#### [Collected material]
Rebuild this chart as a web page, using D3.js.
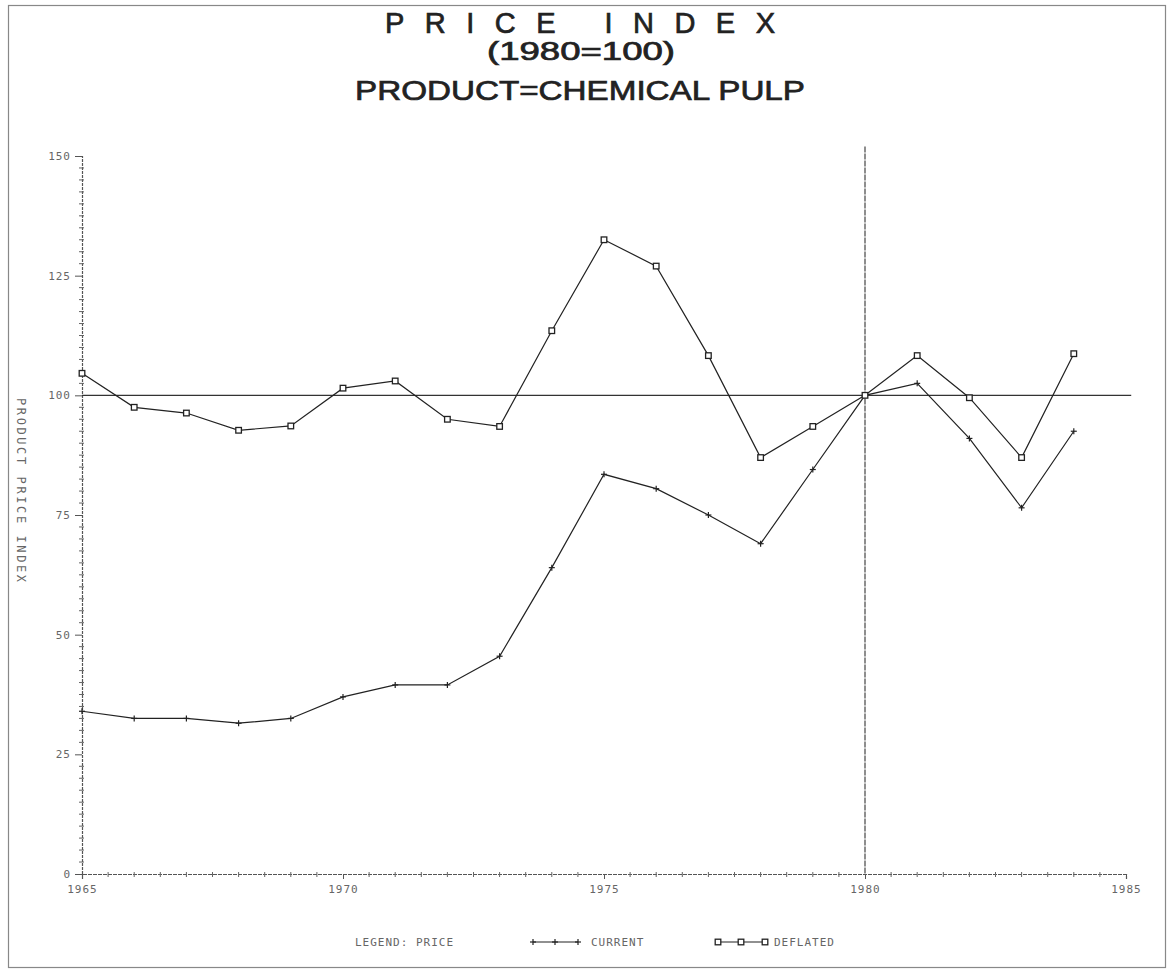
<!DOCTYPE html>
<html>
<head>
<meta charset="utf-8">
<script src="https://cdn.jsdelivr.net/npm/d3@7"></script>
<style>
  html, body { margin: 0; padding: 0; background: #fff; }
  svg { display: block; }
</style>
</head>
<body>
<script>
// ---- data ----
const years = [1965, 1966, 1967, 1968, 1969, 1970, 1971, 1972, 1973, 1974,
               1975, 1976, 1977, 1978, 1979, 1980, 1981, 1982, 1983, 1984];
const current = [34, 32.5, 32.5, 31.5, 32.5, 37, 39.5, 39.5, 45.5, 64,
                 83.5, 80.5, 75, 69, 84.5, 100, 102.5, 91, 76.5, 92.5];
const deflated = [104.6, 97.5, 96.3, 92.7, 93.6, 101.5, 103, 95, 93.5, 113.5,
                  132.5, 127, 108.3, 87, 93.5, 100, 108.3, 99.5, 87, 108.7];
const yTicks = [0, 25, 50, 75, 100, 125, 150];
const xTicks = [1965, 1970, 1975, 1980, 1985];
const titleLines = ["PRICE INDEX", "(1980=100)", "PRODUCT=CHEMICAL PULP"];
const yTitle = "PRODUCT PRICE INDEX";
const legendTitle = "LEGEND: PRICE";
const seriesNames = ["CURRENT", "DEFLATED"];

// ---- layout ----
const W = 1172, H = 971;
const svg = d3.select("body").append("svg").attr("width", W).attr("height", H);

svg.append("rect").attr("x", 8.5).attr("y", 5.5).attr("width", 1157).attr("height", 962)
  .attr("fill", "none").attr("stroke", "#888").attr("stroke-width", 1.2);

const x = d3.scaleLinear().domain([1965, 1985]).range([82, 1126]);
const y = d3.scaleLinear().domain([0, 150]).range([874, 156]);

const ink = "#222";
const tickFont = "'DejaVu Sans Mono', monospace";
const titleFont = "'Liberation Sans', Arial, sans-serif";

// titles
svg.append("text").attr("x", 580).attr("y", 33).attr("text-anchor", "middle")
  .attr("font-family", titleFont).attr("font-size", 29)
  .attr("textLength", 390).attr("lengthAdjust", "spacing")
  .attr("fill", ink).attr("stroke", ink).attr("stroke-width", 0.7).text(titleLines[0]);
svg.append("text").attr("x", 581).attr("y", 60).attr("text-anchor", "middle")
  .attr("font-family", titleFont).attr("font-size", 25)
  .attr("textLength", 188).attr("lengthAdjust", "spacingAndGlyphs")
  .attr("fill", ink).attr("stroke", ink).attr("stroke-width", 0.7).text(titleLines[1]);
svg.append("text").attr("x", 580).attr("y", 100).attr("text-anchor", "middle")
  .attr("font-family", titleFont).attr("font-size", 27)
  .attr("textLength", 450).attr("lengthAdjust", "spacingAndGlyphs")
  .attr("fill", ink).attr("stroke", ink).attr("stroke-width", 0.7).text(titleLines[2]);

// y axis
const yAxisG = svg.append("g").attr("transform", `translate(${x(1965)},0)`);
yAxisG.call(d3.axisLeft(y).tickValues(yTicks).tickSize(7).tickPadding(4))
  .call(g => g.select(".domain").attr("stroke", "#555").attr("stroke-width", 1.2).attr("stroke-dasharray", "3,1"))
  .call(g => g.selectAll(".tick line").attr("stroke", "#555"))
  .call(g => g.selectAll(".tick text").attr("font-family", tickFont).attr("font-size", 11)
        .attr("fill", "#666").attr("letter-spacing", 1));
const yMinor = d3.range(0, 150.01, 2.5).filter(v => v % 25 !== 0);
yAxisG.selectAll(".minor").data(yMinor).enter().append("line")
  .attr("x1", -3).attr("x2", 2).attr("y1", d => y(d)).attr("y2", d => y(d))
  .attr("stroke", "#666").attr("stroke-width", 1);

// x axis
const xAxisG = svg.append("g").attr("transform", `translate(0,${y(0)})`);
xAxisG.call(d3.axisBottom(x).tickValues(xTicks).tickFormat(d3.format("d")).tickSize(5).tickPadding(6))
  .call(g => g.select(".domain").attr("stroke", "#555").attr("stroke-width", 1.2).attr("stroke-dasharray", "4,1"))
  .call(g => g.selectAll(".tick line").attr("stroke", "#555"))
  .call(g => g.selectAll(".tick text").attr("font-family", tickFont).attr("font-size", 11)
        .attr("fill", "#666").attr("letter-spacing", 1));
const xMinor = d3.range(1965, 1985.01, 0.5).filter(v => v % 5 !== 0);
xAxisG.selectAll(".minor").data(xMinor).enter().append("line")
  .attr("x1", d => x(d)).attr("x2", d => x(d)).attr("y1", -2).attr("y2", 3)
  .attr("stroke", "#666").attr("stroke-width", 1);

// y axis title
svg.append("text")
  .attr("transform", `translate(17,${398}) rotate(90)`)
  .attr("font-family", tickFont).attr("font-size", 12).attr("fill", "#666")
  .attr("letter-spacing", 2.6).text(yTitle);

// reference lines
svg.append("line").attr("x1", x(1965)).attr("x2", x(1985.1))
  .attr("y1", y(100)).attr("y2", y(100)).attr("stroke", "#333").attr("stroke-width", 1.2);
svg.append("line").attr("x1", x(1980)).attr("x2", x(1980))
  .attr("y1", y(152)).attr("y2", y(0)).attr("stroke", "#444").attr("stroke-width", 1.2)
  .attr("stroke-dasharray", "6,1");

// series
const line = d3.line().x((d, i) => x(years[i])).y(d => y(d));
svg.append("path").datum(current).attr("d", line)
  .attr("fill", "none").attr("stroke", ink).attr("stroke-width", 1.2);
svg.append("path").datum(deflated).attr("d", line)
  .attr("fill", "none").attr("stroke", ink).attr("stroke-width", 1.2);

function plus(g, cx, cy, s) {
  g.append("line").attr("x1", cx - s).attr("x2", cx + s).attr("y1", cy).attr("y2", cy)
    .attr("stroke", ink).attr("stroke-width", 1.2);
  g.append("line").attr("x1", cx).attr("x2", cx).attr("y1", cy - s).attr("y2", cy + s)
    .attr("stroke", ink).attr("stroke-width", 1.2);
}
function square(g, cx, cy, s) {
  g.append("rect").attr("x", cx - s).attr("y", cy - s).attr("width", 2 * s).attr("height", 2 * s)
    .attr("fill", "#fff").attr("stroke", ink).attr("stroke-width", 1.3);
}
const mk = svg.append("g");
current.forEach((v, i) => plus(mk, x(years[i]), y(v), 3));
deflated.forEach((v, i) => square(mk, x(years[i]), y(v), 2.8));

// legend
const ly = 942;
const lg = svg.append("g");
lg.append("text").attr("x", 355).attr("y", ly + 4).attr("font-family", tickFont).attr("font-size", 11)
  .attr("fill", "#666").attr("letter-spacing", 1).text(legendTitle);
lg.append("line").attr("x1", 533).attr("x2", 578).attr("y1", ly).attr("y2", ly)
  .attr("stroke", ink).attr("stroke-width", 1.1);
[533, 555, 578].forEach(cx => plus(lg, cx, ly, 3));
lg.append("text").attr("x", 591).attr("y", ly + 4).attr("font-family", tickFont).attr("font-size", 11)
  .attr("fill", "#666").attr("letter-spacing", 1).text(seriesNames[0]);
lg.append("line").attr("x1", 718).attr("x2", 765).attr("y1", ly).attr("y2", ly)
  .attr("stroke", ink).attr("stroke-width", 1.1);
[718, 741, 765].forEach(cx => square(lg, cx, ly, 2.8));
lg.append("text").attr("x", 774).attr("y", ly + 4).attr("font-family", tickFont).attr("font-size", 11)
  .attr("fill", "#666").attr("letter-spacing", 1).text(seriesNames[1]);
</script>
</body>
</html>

#### [Written request]
Every line above should be returned exactly; the pictures stay out.

#### [The answer]
Rebuild this chart as a web page, using D3.js.
<!DOCTYPE html>
<html>
<head>
<meta charset="utf-8">
<script src="https://cdn.jsdelivr.net/npm/d3@7"></script>
<style>
  html, body { margin: 0; padding: 0; background: #fff; }
  svg { display: block; }
</style>
</head>
<body>
<script>
// ---- data ----
const years = [1965, 1966, 1967, 1968, 1969, 1970, 1971, 1972, 1973, 1974,
               1975, 1976, 1977, 1978, 1979, 1980, 1981, 1982, 1983, 1984];
const current = [34, 32.5, 32.5, 31.5, 32.5, 37, 39.5, 39.5, 45.5, 64,
                 83.5, 80.5, 75, 69, 84.5, 100, 102.5, 91, 76.5, 92.5];
const deflated = [104.6, 97.5, 96.3, 92.7, 93.6, 101.5, 103, 95, 93.5, 113.5,
                  132.5, 127, 108.3, 87, 93.5, 100, 108.3, 99.5, 87, 108.7];
const yTicks = [0, 25, 50, 75, 100, 125, 150];
const xTicks = [1965, 1970, 1975, 1980, 1985];
const titleLines = ["PRICE INDEX", "(1980=100)", "PRODUCT=CHEMICAL PULP"];
const yTitle = "PRODUCT PRICE INDEX";
const legendTitle = "LEGEND: PRICE";
const seriesNames = ["CURRENT", "DEFLATED"];

// ---- layout ----
const W = 1172, H = 971;
const svg = d3.select("body").append("svg").attr("width", W).attr("height", H);

svg.append("rect").attr("x", 8.5).attr("y", 5.5).attr("width", 1157).attr("height", 962)
  .attr("fill", "none").attr("stroke", "#888").attr("stroke-width", 1.2);

const x = d3.scaleLinear().domain([1965, 1985]).range([82, 1126]);
const y = d3.scaleLinear().domain([0, 150]).range([874, 156]);

const ink = "#222";
const tickFont = "'DejaVu Sans Mono', monospace";
const titleFont = "'Liberation Sans', Arial, sans-serif";

// titles
svg.append("text").attr("x", 580).attr("y", 33).attr("text-anchor", "middle")
  .attr("font-family", titleFont).attr("font-size", 29)
  .attr("textLength", 390).attr("lengthAdjust", "spacing")
  .attr("fill", ink).attr("stroke", ink).attr("stroke-width", 0.7).text(titleLines[0]);
svg.append("text").attr("x", 581).attr("y", 60).attr("text-anchor", "middle")
  .attr("font-family", titleFont).attr("font-size", 25)
  .attr("textLength", 188).attr("lengthAdjust", "spacingAndGlyphs")
  .attr("fill", ink).attr("stroke", ink).attr("stroke-width", 0.7).text(titleLines[1]);
svg.append("text").attr("x", 580).attr("y", 100).attr("text-anchor", "middle")
  .attr("font-family", titleFont).attr("font-size", 27)
  .attr("textLength", 450).attr("lengthAdjust", "spacingAndGlyphs")
  .attr("fill", ink).attr("stroke", ink).attr("stroke-width", 0.7).text(titleLines[2]);

// y axis
const yAxisG = svg.append("g").attr("transform", `translate(${x(1965)},0)`);
yAxisG.call(d3.axisLeft(y).tickValues(yTicks).tickSize(7).tickPadding(4))
  .call(g => g.select(".domain").attr("stroke", "#555").attr("stroke-width", 1.2).attr("stroke-dasharray", "3,1"))
  .call(g => g.selectAll(".tick line").attr("stroke", "#555"))
  .call(g => g.selectAll(".tick text").attr("font-family", tickFont).attr("font-size", 11)
        .attr("fill", "#666").attr("letter-spacing", 1));
const yMinor = d3.range(0, 150.01, 2.5).filter(v => v % 25 !== 0);
yAxisG.selectAll(".minor").data(yMinor).enter().append("line")
  .attr("x1", -3).attr("x2", 2).attr("y1", d => y(d)).attr("y2", d => y(d))
  .attr("stroke", "#666").attr("stroke-width", 1);

// x axis
const xAxisG = svg.append("g").attr("transform", `translate(0,${y(0)})`);
xAxisG.call(d3.axisBottom(x).tickValues(xTicks).tickFormat(d3.format("d")).tickSize(5).tickPadding(6))
  .call(g => g.select(".domain").attr("stroke", "#555").attr("stroke-width", 1.2).attr("stroke-dasharray", "4,1"))
  .call(g => g.selectAll(".tick line").attr("stroke", "#555"))
  .call(g => g.selectAll(".tick text").attr("font-family", tickFont).attr("font-size", 11)
        .attr("fill", "#666").attr("letter-spacing", 1));
const xMinor = d3.range(1965, 1985.01, 0.5).filter(v => v % 5 !== 0);
xAxisG.selectAll(".minor").data(xMinor).enter().append("line")
  .attr("x1", d => x(d)).attr("x2", d => x(d)).attr("y1", -2).attr("y2", 3)
  .attr("stroke", "#666").attr("stroke-width", 1);

// y axis title
svg.append("text")
  .attr("transform", `translate(17,${398}) rotate(90)`)
  .attr("font-family", tickFont).attr("font-size", 12).attr("fill", "#666")
  .attr("letter-spacing", 2.6).text(yTitle);

// reference lines
svg.append("line").attr("x1", x(1965)).attr("x2", x(1985.1))
  .attr("y1", y(100)).attr("y2", y(100)).attr("stroke", "#333").attr("stroke-width", 1.2);
svg.append("line").attr("x1", x(1980)).attr("x2", x(1980))
  .attr("y1", y(152)).attr("y2", y(0)).attr("stroke", "#444").attr("stroke-width", 1.2)
  .attr("stroke-dasharray", "6,1");

// series
const line = d3.line().x((d, i) => x(years[i])).y(d => y(d));
svg.append("path").datum(current).attr("d", line)
  .attr("fill", "none").attr("stroke", ink).attr("stroke-width", 1.2);
svg.append("path").datum(deflated).attr("d", line)
  .attr("fill", "none").attr("stroke", ink).attr("stroke-width", 1.2);

function plus(g, cx, cy, s) {
  g.append("line").attr("x1", cx - s).attr("x2", cx + s).attr("y1", cy).attr("y2", cy)
    .attr("stroke", ink).attr("stroke-width", 1.2);
  g.append("line").attr("x1", cx).attr("x2", cx).attr("y1", cy - s).attr("y2", cy + s)
    .attr("stroke", ink).attr("stroke-width", 1.2);
}
function square(g, cx, cy, s) {
  g.append("rect").attr("x", cx - s).attr("y", cy - s).attr("width", 2 * s).attr("height", 2 * s)
    .attr("fill", "#fff").attr("stroke", ink).attr("stroke-width", 1.3);
}
const mk = svg.append("g");
current.forEach((v, i) => plus(mk, x(years[i]), y(v), 3));
deflated.forEach((v, i) => square(mk, x(years[i]), y(v), 2.8));

// legend
const ly = 942;
const lg = svg.append("g");
lg.append("text").attr("x", 355).attr("y", ly + 4).attr("font-family", tickFont).attr("font-size", 11)
  .attr("fill", "#666").attr("letter-spacing", 1).text(legendTitle);
lg.append("line").attr("x1", 533).attr("x2", 578).attr("y1", ly).attr("y2", ly)
  .attr("stroke", ink).attr("stroke-width", 1.1);
[533, 555, 578].forEach(cx => plus(lg, cx, ly, 3));
lg.append("text").attr("x", 591).attr("y", ly + 4).attr("font-family", tickFont).attr("font-size", 11)
  .attr("fill", "#666").attr("letter-spacing", 1).text(seriesNames[0]);
lg.append("line").attr("x1", 718).attr("x2", 765).attr("y1", ly).attr("y2", ly)
  .attr("stroke", ink).attr("stroke-width", 1.1);
[718, 741, 765].forEach(cx => square(lg, cx, ly, 2.8));
lg.append("text").attr("x", 774).attr("y", ly + 4).attr("font-family", tickFont).attr("font-size", 11)
  .attr("fill", "#666").attr("letter-spacing", 1).text(seriesNames[1]);
</script>
</body>
</html>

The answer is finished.